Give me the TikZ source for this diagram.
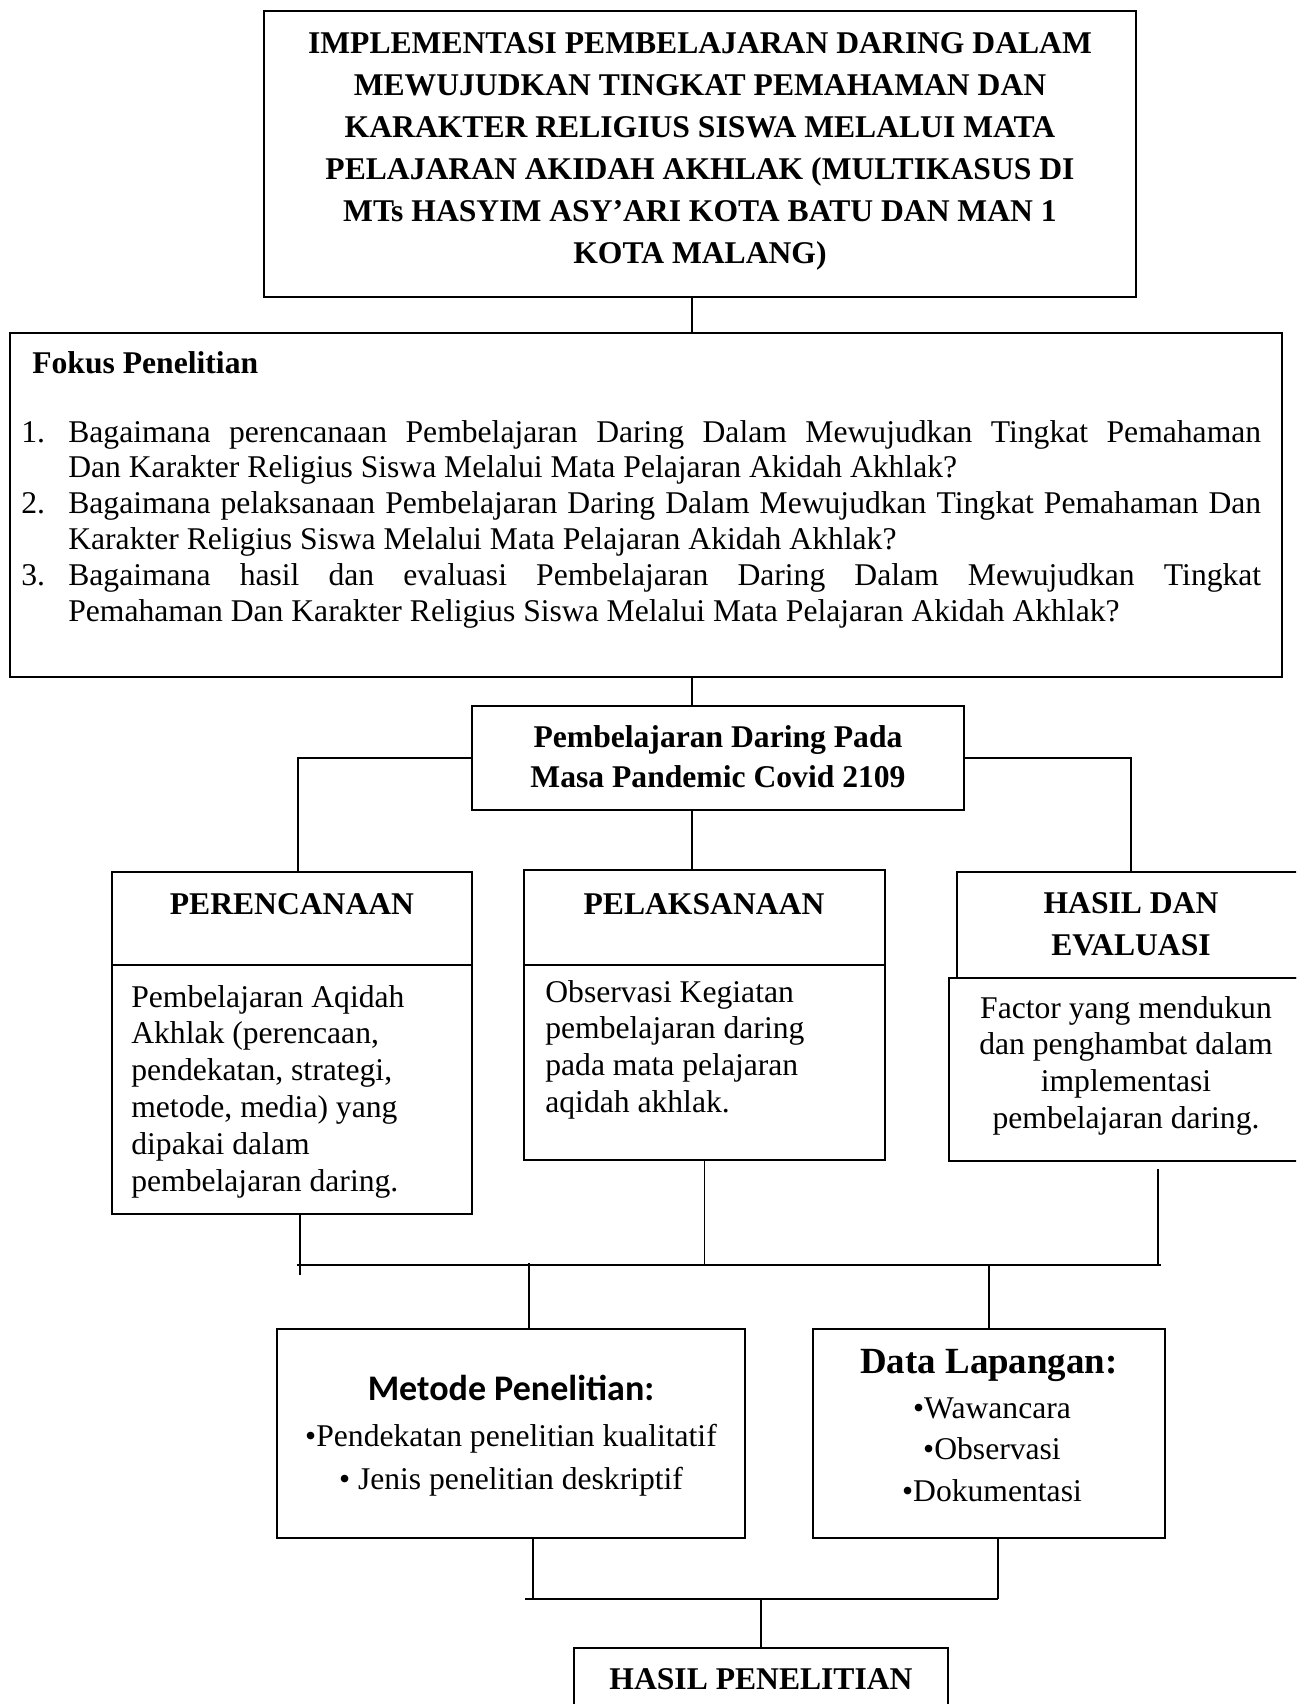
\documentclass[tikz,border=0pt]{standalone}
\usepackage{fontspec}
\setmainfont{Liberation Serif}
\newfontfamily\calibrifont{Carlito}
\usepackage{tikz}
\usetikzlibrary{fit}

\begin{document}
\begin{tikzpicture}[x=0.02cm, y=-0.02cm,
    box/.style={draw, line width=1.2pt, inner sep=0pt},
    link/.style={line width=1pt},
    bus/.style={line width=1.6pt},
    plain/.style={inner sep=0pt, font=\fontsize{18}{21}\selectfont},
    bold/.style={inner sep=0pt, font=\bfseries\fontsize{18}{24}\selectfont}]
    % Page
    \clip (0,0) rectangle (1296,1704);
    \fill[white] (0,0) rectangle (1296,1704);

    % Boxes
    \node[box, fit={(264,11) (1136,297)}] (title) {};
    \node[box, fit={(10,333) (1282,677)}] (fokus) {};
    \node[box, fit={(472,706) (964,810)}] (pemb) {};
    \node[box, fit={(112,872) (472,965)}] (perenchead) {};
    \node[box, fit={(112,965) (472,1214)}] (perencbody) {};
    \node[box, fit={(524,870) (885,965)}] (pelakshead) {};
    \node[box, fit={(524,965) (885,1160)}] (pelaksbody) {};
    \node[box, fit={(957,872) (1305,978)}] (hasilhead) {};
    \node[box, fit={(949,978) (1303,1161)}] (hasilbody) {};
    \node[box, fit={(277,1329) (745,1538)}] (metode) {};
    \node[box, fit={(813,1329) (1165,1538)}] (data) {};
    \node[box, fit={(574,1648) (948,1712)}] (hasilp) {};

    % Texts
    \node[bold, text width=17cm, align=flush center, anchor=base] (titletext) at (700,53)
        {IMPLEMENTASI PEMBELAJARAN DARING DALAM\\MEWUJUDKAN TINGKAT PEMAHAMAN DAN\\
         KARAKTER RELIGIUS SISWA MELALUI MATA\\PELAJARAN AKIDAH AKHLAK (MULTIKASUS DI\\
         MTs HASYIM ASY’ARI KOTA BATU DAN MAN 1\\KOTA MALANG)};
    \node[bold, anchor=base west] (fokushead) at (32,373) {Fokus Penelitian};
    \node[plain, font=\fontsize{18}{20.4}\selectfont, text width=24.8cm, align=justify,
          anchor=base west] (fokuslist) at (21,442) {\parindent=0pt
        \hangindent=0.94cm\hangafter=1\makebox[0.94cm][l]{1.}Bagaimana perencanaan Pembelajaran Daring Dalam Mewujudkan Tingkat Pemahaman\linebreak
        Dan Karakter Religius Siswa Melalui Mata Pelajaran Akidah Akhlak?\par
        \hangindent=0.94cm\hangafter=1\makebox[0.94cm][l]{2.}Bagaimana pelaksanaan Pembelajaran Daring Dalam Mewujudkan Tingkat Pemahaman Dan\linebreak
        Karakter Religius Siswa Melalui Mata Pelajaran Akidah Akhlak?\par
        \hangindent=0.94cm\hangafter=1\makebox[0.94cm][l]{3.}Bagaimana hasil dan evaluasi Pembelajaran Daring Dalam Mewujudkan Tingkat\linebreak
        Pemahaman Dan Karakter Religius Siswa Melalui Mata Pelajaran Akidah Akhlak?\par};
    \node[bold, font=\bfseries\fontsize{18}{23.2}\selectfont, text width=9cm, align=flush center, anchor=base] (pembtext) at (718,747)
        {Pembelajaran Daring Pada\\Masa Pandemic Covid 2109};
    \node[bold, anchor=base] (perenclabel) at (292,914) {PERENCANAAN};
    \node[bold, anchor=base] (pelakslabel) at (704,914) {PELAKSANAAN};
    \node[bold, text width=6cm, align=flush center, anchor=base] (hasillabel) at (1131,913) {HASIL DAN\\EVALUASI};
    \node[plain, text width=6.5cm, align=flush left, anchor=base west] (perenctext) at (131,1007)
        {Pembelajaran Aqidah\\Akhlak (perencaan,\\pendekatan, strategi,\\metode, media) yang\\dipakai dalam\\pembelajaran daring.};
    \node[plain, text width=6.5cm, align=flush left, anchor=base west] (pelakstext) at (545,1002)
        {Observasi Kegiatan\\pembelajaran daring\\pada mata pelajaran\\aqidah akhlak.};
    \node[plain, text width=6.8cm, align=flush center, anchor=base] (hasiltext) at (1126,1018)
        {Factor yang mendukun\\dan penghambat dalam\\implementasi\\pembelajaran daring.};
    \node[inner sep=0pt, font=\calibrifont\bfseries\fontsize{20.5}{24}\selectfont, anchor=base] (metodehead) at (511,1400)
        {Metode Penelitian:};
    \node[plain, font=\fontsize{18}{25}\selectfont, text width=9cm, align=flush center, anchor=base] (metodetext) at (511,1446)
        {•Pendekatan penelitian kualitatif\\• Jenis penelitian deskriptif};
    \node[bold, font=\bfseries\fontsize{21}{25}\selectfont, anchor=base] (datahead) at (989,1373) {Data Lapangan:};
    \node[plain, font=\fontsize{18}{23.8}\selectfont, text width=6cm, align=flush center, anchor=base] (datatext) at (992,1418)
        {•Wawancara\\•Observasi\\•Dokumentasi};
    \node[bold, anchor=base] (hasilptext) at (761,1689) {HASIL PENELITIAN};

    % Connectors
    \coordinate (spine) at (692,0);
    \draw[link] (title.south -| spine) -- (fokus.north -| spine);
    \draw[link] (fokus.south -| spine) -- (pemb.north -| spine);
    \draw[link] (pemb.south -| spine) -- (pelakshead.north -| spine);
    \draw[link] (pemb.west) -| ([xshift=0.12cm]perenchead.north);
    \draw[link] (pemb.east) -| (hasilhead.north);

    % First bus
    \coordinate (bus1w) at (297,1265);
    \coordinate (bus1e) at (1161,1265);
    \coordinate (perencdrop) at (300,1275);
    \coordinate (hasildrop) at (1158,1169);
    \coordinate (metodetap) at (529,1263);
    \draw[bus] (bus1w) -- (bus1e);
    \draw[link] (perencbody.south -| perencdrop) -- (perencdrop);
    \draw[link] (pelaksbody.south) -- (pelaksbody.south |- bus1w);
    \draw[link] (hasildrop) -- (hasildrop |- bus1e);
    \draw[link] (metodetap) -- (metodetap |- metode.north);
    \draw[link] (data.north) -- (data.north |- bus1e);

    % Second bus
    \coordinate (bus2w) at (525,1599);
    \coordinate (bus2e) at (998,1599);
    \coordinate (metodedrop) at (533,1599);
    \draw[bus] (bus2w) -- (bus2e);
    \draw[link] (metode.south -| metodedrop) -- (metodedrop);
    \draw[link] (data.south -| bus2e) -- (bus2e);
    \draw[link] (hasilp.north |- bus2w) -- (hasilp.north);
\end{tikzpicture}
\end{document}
--------------------------------------------------
* [Instruction] Keep the pictures out of the copy and return the rest of the data above exactly.

* [Answer for the task]
Give me the TikZ source for this diagram.
\documentclass[tikz,border=0pt]{standalone}
\usepackage{fontspec}
\setmainfont{Liberation Serif}
\newfontfamily\calibrifont{Carlito}
\usepackage{tikz}
\usetikzlibrary{fit}

\begin{document}
\begin{tikzpicture}[x=0.02cm, y=-0.02cm,
    box/.style={draw, line width=1.2pt, inner sep=0pt},
    link/.style={line width=1pt},
    bus/.style={line width=1.6pt},
    plain/.style={inner sep=0pt, font=\fontsize{18}{21}\selectfont},
    bold/.style={inner sep=0pt, font=\bfseries\fontsize{18}{24}\selectfont}]
    % Page
    \clip (0,0) rectangle (1296,1704);
    \fill[white] (0,0) rectangle (1296,1704);

    % Boxes
    \node[box, fit={(264,11) (1136,297)}] (title) {};
    \node[box, fit={(10,333) (1282,677)}] (fokus) {};
    \node[box, fit={(472,706) (964,810)}] (pemb) {};
    \node[box, fit={(112,872) (472,965)}] (perenchead) {};
    \node[box, fit={(112,965) (472,1214)}] (perencbody) {};
    \node[box, fit={(524,870) (885,965)}] (pelakshead) {};
    \node[box, fit={(524,965) (885,1160)}] (pelaksbody) {};
    \node[box, fit={(957,872) (1305,978)}] (hasilhead) {};
    \node[box, fit={(949,978) (1303,1161)}] (hasilbody) {};
    \node[box, fit={(277,1329) (745,1538)}] (metode) {};
    \node[box, fit={(813,1329) (1165,1538)}] (data) {};
    \node[box, fit={(574,1648) (948,1712)}] (hasilp) {};

    % Texts
    \node[bold, text width=17cm, align=flush center, anchor=base] (titletext) at (700,53)
        {IMPLEMENTASI PEMBELAJARAN DARING DALAM\\MEWUJUDKAN TINGKAT PEMAHAMAN DAN\\
         KARAKTER RELIGIUS SISWA MELALUI MATA\\PELAJARAN AKIDAH AKHLAK (MULTIKASUS DI\\
         MTs HASYIM ASY’ARI KOTA BATU DAN MAN 1\\KOTA MALANG)};
    \node[bold, anchor=base west] (fokushead) at (32,373) {Fokus Penelitian};
    \node[plain, font=\fontsize{18}{20.4}\selectfont, text width=24.8cm, align=justify,
          anchor=base west] (fokuslist) at (21,442) {\parindent=0pt
        \hangindent=0.94cm\hangafter=1\makebox[0.94cm][l]{1.}Bagaimana perencanaan Pembelajaran Daring Dalam Mewujudkan Tingkat Pemahaman\linebreak
        Dan Karakter Religius Siswa Melalui Mata Pelajaran Akidah Akhlak?\par
        \hangindent=0.94cm\hangafter=1\makebox[0.94cm][l]{2.}Bagaimana pelaksanaan Pembelajaran Daring Dalam Mewujudkan Tingkat Pemahaman Dan\linebreak
        Karakter Religius Siswa Melalui Mata Pelajaran Akidah Akhlak?\par
        \hangindent=0.94cm\hangafter=1\makebox[0.94cm][l]{3.}Bagaimana hasil dan evaluasi Pembelajaran Daring Dalam Mewujudkan Tingkat\linebreak
        Pemahaman Dan Karakter Religius Siswa Melalui Mata Pelajaran Akidah Akhlak?\par};
    \node[bold, font=\bfseries\fontsize{18}{23.2}\selectfont, text width=9cm, align=flush center, anchor=base] (pembtext) at (718,747)
        {Pembelajaran Daring Pada\\Masa Pandemic Covid 2109};
    \node[bold, anchor=base] (perenclabel) at (292,914) {PERENCANAAN};
    \node[bold, anchor=base] (pelakslabel) at (704,914) {PELAKSANAAN};
    \node[bold, text width=6cm, align=flush center, anchor=base] (hasillabel) at (1131,913) {HASIL DAN\\EVALUASI};
    \node[plain, text width=6.5cm, align=flush left, anchor=base west] (perenctext) at (131,1007)
        {Pembelajaran Aqidah\\Akhlak (perencaan,\\pendekatan, strategi,\\metode, media) yang\\dipakai dalam\\pembelajaran daring.};
    \node[plain, text width=6.5cm, align=flush left, anchor=base west] (pelakstext) at (545,1002)
        {Observasi Kegiatan\\pembelajaran daring\\pada mata pelajaran\\aqidah akhlak.};
    \node[plain, text width=6.8cm, align=flush center, anchor=base] (hasiltext) at (1126,1018)
        {Factor yang mendukun\\dan penghambat dalam\\implementasi\\pembelajaran daring.};
    \node[inner sep=0pt, font=\calibrifont\bfseries\fontsize{20.5}{24}\selectfont, anchor=base] (metodehead) at (511,1400)
        {Metode Penelitian:};
    \node[plain, font=\fontsize{18}{25}\selectfont, text width=9cm, align=flush center, anchor=base] (metodetext) at (511,1446)
        {•Pendekatan penelitian kualitatif\\• Jenis penelitian deskriptif};
    \node[bold, font=\bfseries\fontsize{21}{25}\selectfont, anchor=base] (datahead) at (989,1373) {Data Lapangan:};
    \node[plain, font=\fontsize{18}{23.8}\selectfont, text width=6cm, align=flush center, anchor=base] (datatext) at (992,1418)
        {•Wawancara\\•Observasi\\•Dokumentasi};
    \node[bold, anchor=base] (hasilptext) at (761,1689) {HASIL PENELITIAN};

    % Connectors
    \coordinate (spine) at (692,0);
    \draw[link] (title.south -| spine) -- (fokus.north -| spine);
    \draw[link] (fokus.south -| spine) -- (pemb.north -| spine);
    \draw[link] (pemb.south -| spine) -- (pelakshead.north -| spine);
    \draw[link] (pemb.west) -| ([xshift=0.12cm]perenchead.north);
    \draw[link] (pemb.east) -| (hasilhead.north);

    % First bus
    \coordinate (bus1w) at (297,1265);
    \coordinate (bus1e) at (1161,1265);
    \coordinate (perencdrop) at (300,1275);
    \coordinate (hasildrop) at (1158,1169);
    \coordinate (metodetap) at (529,1263);
    \draw[bus] (bus1w) -- (bus1e);
    \draw[link] (perencbody.south -| perencdrop) -- (perencdrop);
    \draw[link] (pelaksbody.south) -- (pelaksbody.south |- bus1w);
    \draw[link] (hasildrop) -- (hasildrop |- bus1e);
    \draw[link] (metodetap) -- (metodetap |- metode.north);
    \draw[link] (data.north) -- (data.north |- bus1e);

    % Second bus
    \coordinate (bus2w) at (525,1599);
    \coordinate (bus2e) at (998,1599);
    \coordinate (metodedrop) at (533,1599);
    \draw[bus] (bus2w) -- (bus2e);
    \draw[link] (metode.south -| metodedrop) -- (metodedrop);
    \draw[link] (data.south -| bus2e) -- (bus2e);
    \draw[link] (hasilp.north |- bus2w) -- (hasilp.north);
\end{tikzpicture}
\end{document}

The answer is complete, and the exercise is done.